Ces performances, Shoot et Five Days Locker Piece, lui valent une réputation immédiate et scandaleuse. Durant une décennie, il se soumet à d’autres expériences de mise en danger de lui-même : se faire crucifier sur une voiture, ramper dans du verre brisé, se faire électrocuter, plonger sa tête dans un évier jusqu’à l’étouffement, etc. Peu de témoins, peu de photos, peu de publicité sont accordées à ces évènements. Une vidéo de huit secondes et de mauvaise qualité, et quelques photos médiocres restent les seuls témoignages de Shoot.
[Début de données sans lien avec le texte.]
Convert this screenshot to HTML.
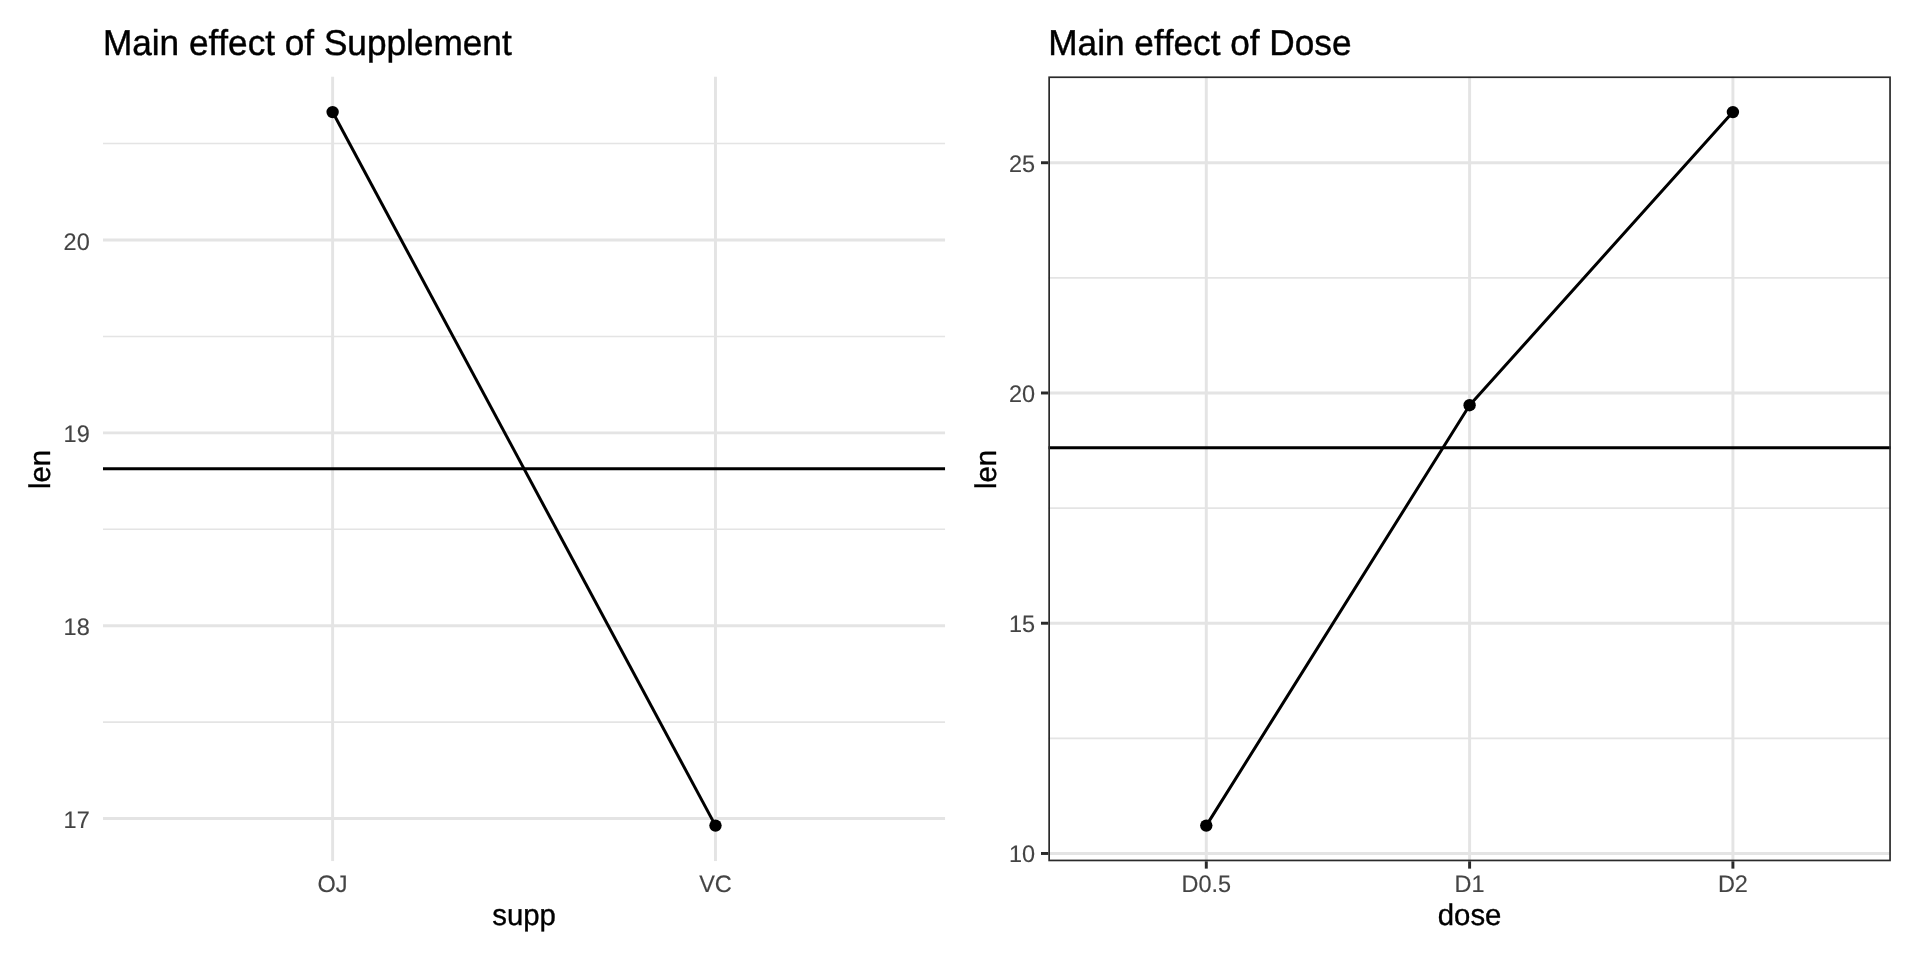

Mais à chaque fois, ces performances marquent les esprits et interpellent le public en le confrontant à l’angoisse, à un questionnement dérangeant et à une jouissance inconfortable, inédite dans le monde de l’art. L’artiste réduit donc ainsi la distance qu’une mise en scène théâtrale offre conventionnellement au spectateur comme support pour l’inscription de son fantasme dans le registre imaginaire. Perversion et masochisme prennent ici une dimension que le champ artistique n’avait encore que peu explorée. Il questionne la réalité de la douleur dans un contexte où chacun est désensibilisé à force de la voir banalisée dans les médias ou au cinéma. Interrogé sur le sens de Shoot, C. Burden répond : « J’avais l’intuition qu’être tiré dessus est aussi américain que l’apple pie. Nous voyons des gens qui se font tirer dessus à la TV, nous le lisons dans les journaux. Tout le monde y pense. Alors, je l’ai fait »; « Comme la beauté – dit-il encore – les limites sont souvent dans l’œil du regardeur. »

À partir des années quatre-vingt, il abandonne la performance pour créer des œuvres, souvent monumentales, qui, si elles ne prennent plus son corps propre comme support, ne perdent rien de l’impact qu’elles produisent sur les spectateurs. Ainsi de Beam Drop (2008), visible à la Fondation Inhotim, près de Belo Horizonte au Brésil : il fait lâcher d’une grue cent poutres d’acier de plusieurs mètres de longueur dans un bassin de béton encore liquide de trois mètres de profondeur. En se solidifiant, celui-ci fige l’agencement des poutres qui, tel un Mikado géant, se sont enchevêtrées au hasard.

Devenu un artiste majeur de notre époque, C. Burden est mort en 2015, d’un mélanome malin, à l’âge de soixante-neuf ans.